Le nouveau gouvernement «civil» birman, qui vient de tendre la main à l'opposante Aung San Suu Kyi, cherche à se débarrasser de son image de paria sur la scène internationale, mais les espoirs de réformes concrètes sont encore minces, selon les analystes.

La lauréate du prix Nobel de la paix s'est entretenue pour la première fois vendredi avec le nouveau président Thein Sein, le dernier geste en date d'un régime qui tente d'apaiser les critiques.

Presque rien n'a filtré de cette rencontre d'environ une heure avec l'ancien général et ancien Premier ministre de la junte, mais les analystes y voient malgré tout une étape importante pour le gouvernement issu des élections décriées de novembre.
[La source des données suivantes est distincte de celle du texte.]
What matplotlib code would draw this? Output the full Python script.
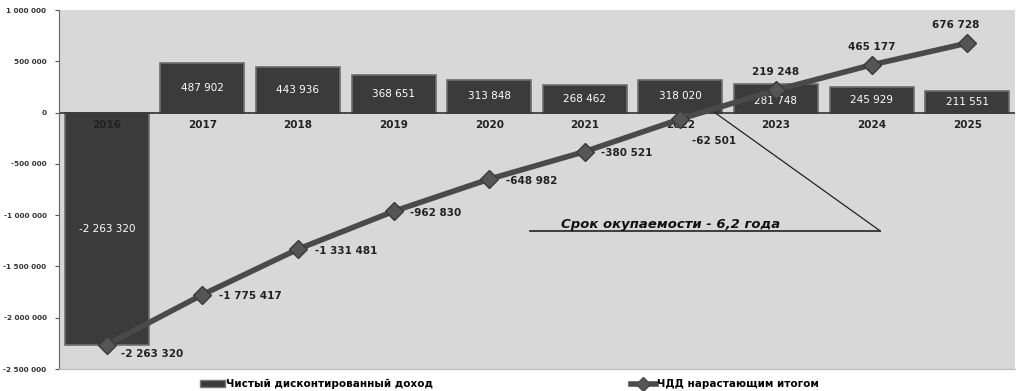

La junte du généralissime Than Shwe a été dissoute et ses pouvoirs officiellement transférés fin mars à un gouvernement «civil».

Ces nouveaux dirigeants, la plupart d'anciens militaires ayant abandonné l'uniforme pour se présenter aux élections, veulent montrer qu'«ils sont aux commandes et pas l'armée», souligne l'analyste Aung Naing Oo, du Vahu Development Institute.

«Ils veulent être vus en train de faire quelque chose de bien pour le pays, et par-dessous tout, qu'ils sont un gouvernement civil, quels que soient leurs liens avec l'ancien régime».

Mme Suu Kyi a elle-même été surprise par le changement d'attitude des autorités à son égard, selon l'analyste. Et quelles que puissent être leurs motivations, ce dialogue est «extrêmement important» pour la réconciliation nationale.

La lauréate du prix Nobel de la paix a été libérée de sept années de résidence surveillée en novembre, une semaine après les élections auxquelles elle n'a pas participé.

En juin, le gouvernement lui avait demandé d'arrêter ses activités politiques et prévenue que la tournée politique qu'elle avait évoquée risquait d'entraîner «le chaos et des émeutes». Mais il semble avoir changé de stratégie ces dernières semaines.

L'opposante a rencontré par deux fois le ministre du Travail, avant le président en personne. Elle a aussi pu effectuer sans encombre son premier déplacement politique en dehors de Rangoun, appelant à l'unité du pays devant des milliers de partisans.

Les autorités ont également appelé à des négociations de paix avec les groupes ethniques rebelles et autorisé la visite à partir de dimanche du rapporteur spécial de l'ONU pour les droits de l'Homme en Birmanie, Tomas Ojea Quintana, pour la première fois depuis février 2010.

Mais malgré ces «avancées», il est encore «trop tôt pour dire si c'est un nouveau départ ou des gestes vides de sens», souligne Win Min, chercheur basé aux États-Unis.

Le nouveau régime est prêt à «tolérer certaines activités de l'opposition et à coopérer avec elle sur des questions de développement, pour gagner une reconnaissance régionale et internationale», poursuit-il.

L'Occident impose depuis des années des sanctions politiques et économiques contre la Birmanie, réclamant des réformes, en particulier la libération des quelque 2000 prisonniers politiques et la fin des violations des droits de l'Homme.

Le gouvernement voudrait d'autre part convaincre ses pairs de l'Association des Nations d'Asie du Sud-Est (Asean) qu'il a mérité de se voir confier la présidence du groupe régional en 2014.

Le parti créé par la junte a remporté une victoire écrasante lors du scrutin de novembre et le gouvernement veut le prestige de cette présidence avant la prochaine échéance électorale en 2015, souligne un spécialiste de la Birmanie qui a préféré rester anonyme.

Mais dans un pays dirigé par des juntes successives pendant un demi-siècle, certains progrès, comme la fin de la guerre civile avec des groupes rebelles ethniques, prendront beaucoup plus de temps, souligne-t-il.

«Nous devons être très prudents en imaginant que la réforme d'un pays comme la Birmanie arrivera du jour au lendemain. Mais cela avance dans la bonne direction, et plus rapidement que quiconque aurait pu l'imaginer».